NO reduction with CO over a highly dispersed Mn/TiO2 catalyst at low temperature: a combined experimental and theoretical study

Abstract

A highly dispersed Mn/TiO2 catalyst, which has high efficiency for NO conversion with CO and almost completed N2 selectivity at a low-temperature range (350–550 K), was investigated using experimental and DFT theoretical calculation. The characterization results illustrated that the catalyst assembled with nanoparticles and the Mn doping into the TiO2 surface lattice led to the formation of Mn–O–Ti configuration, which enhanced the dispersion of Mn on the body of TiO2. The DFT study mapped out the complete catalytic cycle, including reactants adsorption, oxygen vacancy generation, N2O intermediates formation, N2 formation in Eley−Rideal (ER), Langmuir−Hinshelwood, and termolecular Eley−Rideal mechanisms. With thermodynamic and kinetic analysis combined with experimental results, the ER reaction process was considered to be the fundamental mechanism over the highly dispersed Mn/TiO2 catalyst. The calculation results indicated that N2O was a significant intermediate.
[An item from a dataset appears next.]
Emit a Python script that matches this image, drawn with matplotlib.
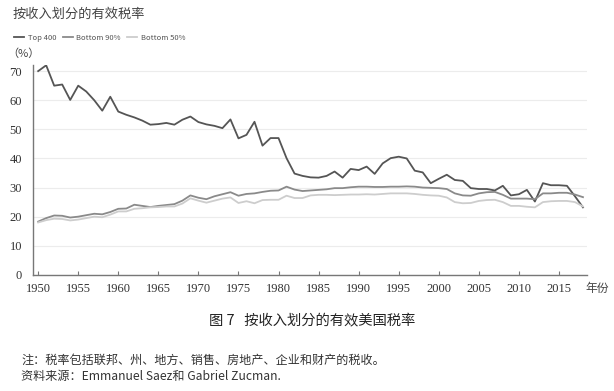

However, the rapid N2O reduction process led to high N2 selectivity. The rate-limiting step was the deoxygenation step of NO−MnOv/TiO2 from N−O bond scission. The active site Mn−Ov pair embedded in Mn/TiO2 was responsible not only for the formation of N−Mn/TiO2 in the ER-1 step but also for the N2O deoxygenation process to make the final product N2 in the ER-2 step. The synergetic effect between Mn 3d electron and the oxygen vacancy of TiO2 were responsible for the catalytic activity of Mn/TiO2.